Capture d’écran 2022-06-08 à 20

 

                                                                    Pegasus Bridge

 

 

Maintenant, voici un site stratégique non moins héroïque que les précédents, bien que moins meurtrier toutefois, l’authentique pont de Bénouville qui franchit le canal de Caen à la mer, rebaptisé Pegasus Bridge du nom de l’emblème qu’affichaient les parachutistes britanniques : le cheval ailé Pégase, fils de Poséidon et de la gorgone Méduse, chargé de porter les éclairs et le tonnerre sur l’Olympe.

Un des hauts-faits du jour J réalisé par les commandos britanniques, arrivés là en planeurs, en pleine nuit, sans avoir alerté les sentinelles allemandes et j’apercevais les roselières des marécages, tout près du pont métallique, où les planeurs s’étaient posés, le premier à 0h16, Oh17 puis Oh18 soit au total 90 hommes.

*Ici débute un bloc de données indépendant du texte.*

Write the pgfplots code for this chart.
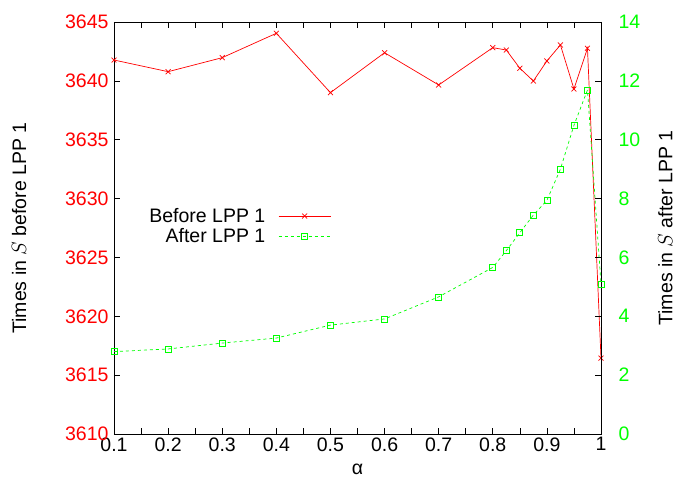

Vers midi, les combats se poursuivaient dans les alentours et le « piper », Bill Millin, franchit fièrement le tablier du pont, accompagné d’un bataillon écossais aux sons de la cornemuse.

Puis, j’allais vers ce café Gondrée, au bord du canal, jouxtant le pont, maintenant monument historique, pour y déguster une bonne bière et examiner les souvenirs ici rassemblés.

Aujourd’hui, voilà qu’une guerre dévastatrice embrase l’Europe dont on n’aurait guère imaginé qu’il en serait ainsi, il y a quelques mois, conflit voulu et déclenché par un dictateur cruel et froid, menaçant, saura-t-on faire preuve d’autant de courage et de détermination que ces jeunes soldats venus de pays semblables au nôtre, décidés à sacrifier leur vie au nom de la Liberté, décidés à écrire ton nom :

                                    Sur les champs sur l’horizon

                                    Sur les ailes des oiseaux et sur le moulin des ombres

                                    Sur chaque bouffée d’aurore, sur la mer, sur les bateaux

                                    Sur la solitude nue, sur les marches de la mort

                                    J’écris ton nom. (Liberté Paul Eluard)

          

 

Jacques Lannaud

 

 

 

PS : Il est bien regrettable que les médias ne fassent pas plus de cas de cet événement majeur pour la liberté et la démocratie, alors qu'un dictateur impitoyable menace nos libertés et n'a qu'un seul but, vaincre les valeurs qui nous ont permis de vivre, jusqu'à  maintenant,  en paix.